Some researchers have claimed that pirates were also a model of sexual and racial tolerance, with homosexuality widespread and black people comprising a significant and influential part of many crews. There were black pirate quartermasters and captains and, although specifically banned by many ships' constitutions, some women were known to rise to the highest ranks.

Rediker compares this egalitarianism with the "quite horrific" inequality that was the reality on conventional merchant and naval ships. While a pirate captain is thought to have typically taken only one and a half times the bounty of a crew member, the pay ratios aboard a conventional ship were more likely to be 60:1. Discipline was vicious, hunger was the norm and to the men who suffered under this system, Rediker claims, piracy was a self-conscious act of rebellion.

So, are pirates proto-socialist heroes or a bunch of violent criminals with the dubious glamour of a Ronnie Biggs or a Reggie Kray? The question is particularly apt as we teeter on the brink of another "golden age" of piracy.
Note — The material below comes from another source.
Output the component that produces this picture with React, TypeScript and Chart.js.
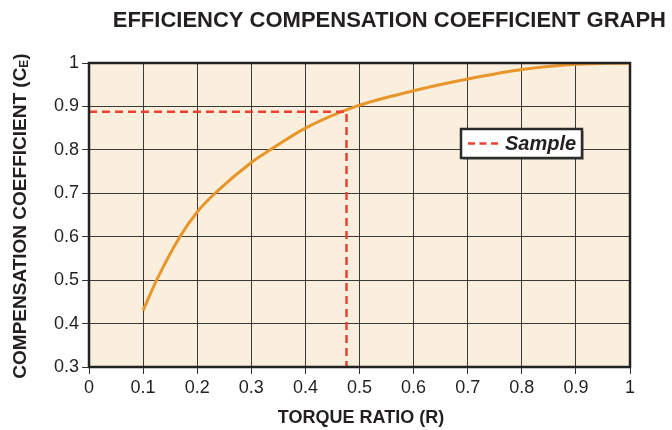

According to Jayant Abhyankar of the International Maritime Bureau, the number of pirate attacks on shipping more than doubled last year to 469, four times the level ten years ago.

While some attacks are highly sophisticated operations coordinated by organised crime groups - Rediker likes to compare these with the state-sponsored privateers of the 17th century - the large majority are committed by desperately poor fishermen tempted by the riches being paraded in front of them on the world's shipping lanes. Abhyankar notes that, in some areas of modern Indonesia, the world's worst area for sea robberies, pirates are seen as "Robin Hood" figures, just like their 17th-century forebears.

He also points out that the number of killings of seamen by pirates rose from 3 in 1999 to 72 last year. One reported method of killing was particularly egalitarian: victims were tied up and the pirate crew each took turns smashing their heads in. Montbars Languedoc would be proud.